Houston’s preferred style returns.
The Rockets entered Saturday at No. 28 in the NBA in pace, while the Pelicans were 11th, signifying Houston’s preference to try to draw NOLA into a methodical, deliberate kind of game. The guests were very successful in doing so, creating a second straight low-scoring, slug-it-out meeting with their division counterparts. Most evident of that statistically was the Pelicans being held to zero fast-break points. The hosts did not even attempt a transition shot (the Rockets were 3/8 and tallied 11 fast-break points).
Layup machine.
Zion Williamson’s drives into the paint were an offensive bright spot on a night when there weren’t many of those. After being a DNP for Thursday’s game at Cleveland due to illness, Williamson returned to the tune of 28 points on 11/16 shooting from the field. He generated his usual blend of unconventional high releases for layups off the glass, spinning around Houston’s interior defense to get to the rim.
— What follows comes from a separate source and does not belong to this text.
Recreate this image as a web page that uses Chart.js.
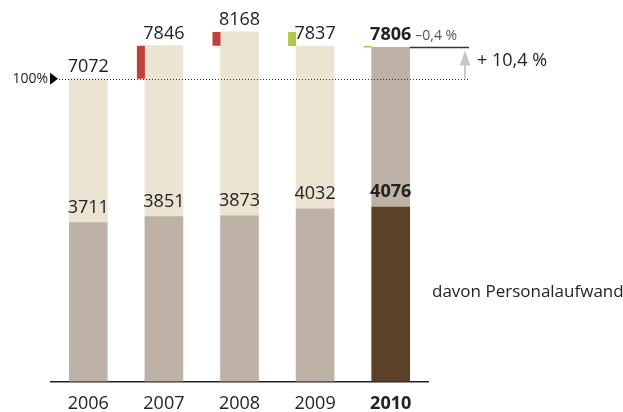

However, Houston held all of NOLA’s other top six players to sub-50 percent shooting, other than Brandon Ingram, who was exactly even at 6/12.
Clutch-time repeat.
New Orleans has the NBA’s third-lowest clutch offensive efficiency (91.8 points per 100 possessions, via NBA.com, ahead of only Washington and Detroit), something third-year head coach Willie Green referenced in postgame Saturday. The Pelicans came up empty on a series of possessions against the Rockets where they looked indecisive, resulting in stalled movement and being up against the shot clock. Down four in the final minute and needing to score quickly, New Orleans couldn’t get a hoop prior to the game clock dipping to 24, meaning it would need to scramble and foul Houston. Instead, the Rockets tossed a deep pass ahead to Alperen Sengun, whose dunk gave him a game-best 37-point night.

BY THE NUMBERS

6/29: Combined three-point shooting by the two teams in the first half.
11/31: Combined three-point shooting by the two teams in the second half. A bad night from the perimeter resulted in Houston at 31 percent from deep and NOLA at just 26.
16: New Orleans turnovers, including some costly ones in the fourth quarter. Houston won the possession battle by committing 12 turnovers, leading to only five Pelicans points.